What to produce
Only the lines from the top of the records below through the line containing "return fig.add_axes([x0 /" should be printed, exactly and without pictures.

Task material
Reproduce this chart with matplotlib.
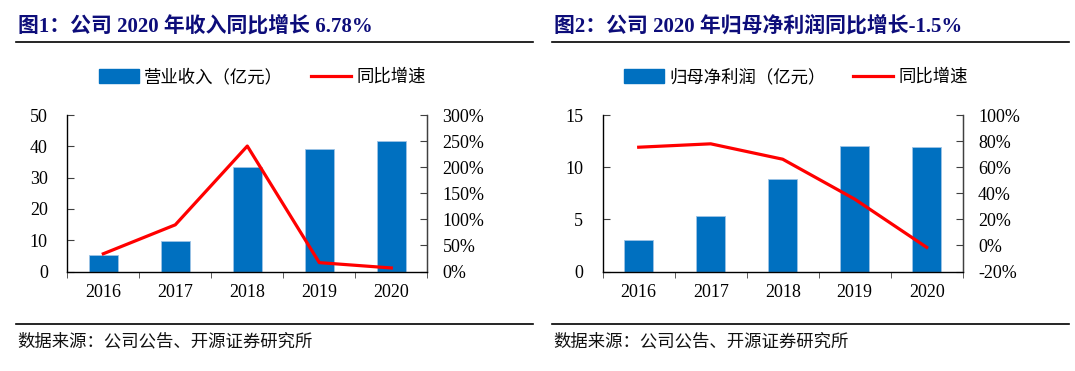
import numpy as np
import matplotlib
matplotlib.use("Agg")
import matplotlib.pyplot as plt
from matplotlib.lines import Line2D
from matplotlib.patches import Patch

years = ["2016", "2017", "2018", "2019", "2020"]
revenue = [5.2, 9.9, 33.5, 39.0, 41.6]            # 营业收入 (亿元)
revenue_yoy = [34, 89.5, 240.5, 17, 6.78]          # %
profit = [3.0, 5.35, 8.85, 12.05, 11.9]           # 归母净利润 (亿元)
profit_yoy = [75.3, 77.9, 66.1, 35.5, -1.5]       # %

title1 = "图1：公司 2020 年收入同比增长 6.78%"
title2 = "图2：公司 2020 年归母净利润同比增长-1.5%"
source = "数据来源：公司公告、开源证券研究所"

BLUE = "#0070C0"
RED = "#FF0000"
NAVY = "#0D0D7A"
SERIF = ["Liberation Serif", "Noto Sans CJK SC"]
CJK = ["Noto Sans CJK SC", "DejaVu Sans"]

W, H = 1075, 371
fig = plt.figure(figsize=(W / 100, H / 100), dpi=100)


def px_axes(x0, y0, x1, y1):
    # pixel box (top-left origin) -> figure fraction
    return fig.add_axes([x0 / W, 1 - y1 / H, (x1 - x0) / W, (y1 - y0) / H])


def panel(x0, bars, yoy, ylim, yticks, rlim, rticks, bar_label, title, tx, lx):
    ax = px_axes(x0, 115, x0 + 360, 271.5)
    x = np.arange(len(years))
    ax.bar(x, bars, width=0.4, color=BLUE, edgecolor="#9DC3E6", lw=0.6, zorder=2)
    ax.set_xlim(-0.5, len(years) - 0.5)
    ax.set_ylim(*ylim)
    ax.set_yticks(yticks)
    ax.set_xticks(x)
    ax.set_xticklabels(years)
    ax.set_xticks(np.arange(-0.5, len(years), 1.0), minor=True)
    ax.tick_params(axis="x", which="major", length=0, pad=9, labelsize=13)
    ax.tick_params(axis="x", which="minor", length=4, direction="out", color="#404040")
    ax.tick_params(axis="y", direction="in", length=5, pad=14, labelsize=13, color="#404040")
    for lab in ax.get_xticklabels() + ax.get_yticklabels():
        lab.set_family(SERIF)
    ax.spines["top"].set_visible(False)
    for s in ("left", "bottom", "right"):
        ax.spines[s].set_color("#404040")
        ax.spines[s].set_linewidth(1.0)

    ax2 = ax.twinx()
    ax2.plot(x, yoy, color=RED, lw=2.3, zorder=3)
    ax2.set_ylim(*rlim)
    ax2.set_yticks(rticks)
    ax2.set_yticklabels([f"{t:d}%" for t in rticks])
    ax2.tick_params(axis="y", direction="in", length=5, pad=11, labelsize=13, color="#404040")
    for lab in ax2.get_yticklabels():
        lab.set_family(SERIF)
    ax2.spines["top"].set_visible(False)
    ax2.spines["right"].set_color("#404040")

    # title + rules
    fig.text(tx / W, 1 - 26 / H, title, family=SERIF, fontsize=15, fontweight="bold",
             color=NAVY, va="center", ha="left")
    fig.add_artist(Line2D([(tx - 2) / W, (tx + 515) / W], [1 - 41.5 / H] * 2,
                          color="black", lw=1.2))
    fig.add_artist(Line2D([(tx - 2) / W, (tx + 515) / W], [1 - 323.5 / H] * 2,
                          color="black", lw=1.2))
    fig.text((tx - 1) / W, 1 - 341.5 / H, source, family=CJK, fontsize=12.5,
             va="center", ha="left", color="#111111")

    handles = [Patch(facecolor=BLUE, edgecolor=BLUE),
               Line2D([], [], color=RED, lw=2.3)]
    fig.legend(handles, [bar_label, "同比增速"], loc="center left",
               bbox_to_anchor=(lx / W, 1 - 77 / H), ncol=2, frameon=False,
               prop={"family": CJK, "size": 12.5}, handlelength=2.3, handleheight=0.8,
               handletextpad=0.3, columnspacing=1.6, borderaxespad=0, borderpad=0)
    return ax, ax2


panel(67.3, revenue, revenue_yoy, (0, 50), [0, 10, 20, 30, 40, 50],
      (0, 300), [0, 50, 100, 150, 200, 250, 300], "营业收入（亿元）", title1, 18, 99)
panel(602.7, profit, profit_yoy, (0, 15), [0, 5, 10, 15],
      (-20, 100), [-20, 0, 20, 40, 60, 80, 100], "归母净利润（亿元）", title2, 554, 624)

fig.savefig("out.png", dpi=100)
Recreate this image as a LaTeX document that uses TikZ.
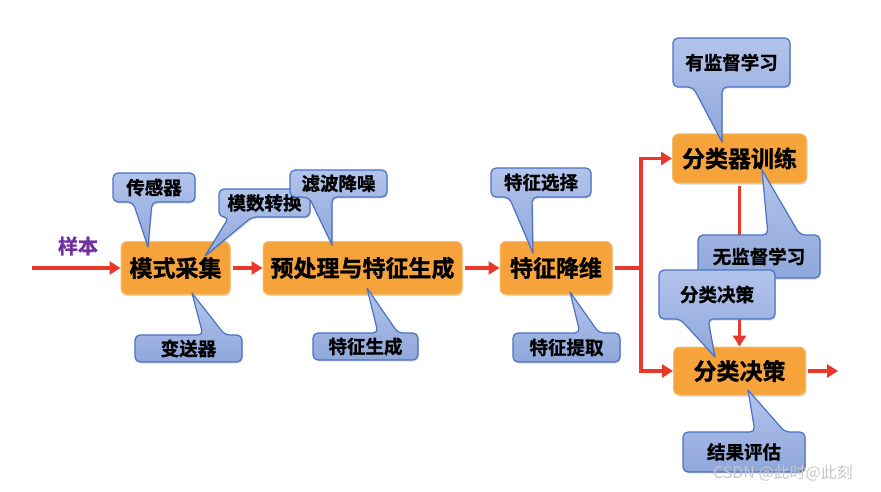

Task result
Reproduce this chart with matplotlib.
import numpy as np
import matplotlib
matplotlib.use("Agg")
import matplotlib.pyplot as plt
from matplotlib.lines import Line2D
from matplotlib.patches import Patch

years = ["2016", "2017", "2018", "2019", "2020"]
revenue = [5.2, 9.9, 33.5, 39.0, 41.6]            # 营业收入 (亿元)
revenue_yoy = [34, 89.5, 240.5, 17, 6.78]          # %
profit = [3.0, 5.35, 8.85, 12.05, 11.9]           # 归母净利润 (亿元)
profit_yoy = [75.3, 77.9, 66.1, 35.5, -1.5]       # %

title1 = "图1：公司 2020 年收入同比增长 6.78%"
title2 = "图2：公司 2020 年归母净利润同比增长-1.5%"
source = "数据来源：公司公告、开源证券研究所"

BLUE = "#0070C0"
RED = "#FF0000"
NAVY = "#0D0D7A"
SERIF = ["Liberation Serif", "Noto Sans CJK SC"]
CJK = ["Noto Sans CJK SC", "DejaVu Sans"]

W, H = 1075, 371
fig = plt.figure(figsize=(W / 100, H / 100), dpi=100)


def px_axes(x0, y0, x1, y1):
    # pixel box (top-left origin) -> figure fraction
    return fig.add_axes([x0 / W, 1 - y1 / H, (x1 - x0) / W, (y1 - y0) / H])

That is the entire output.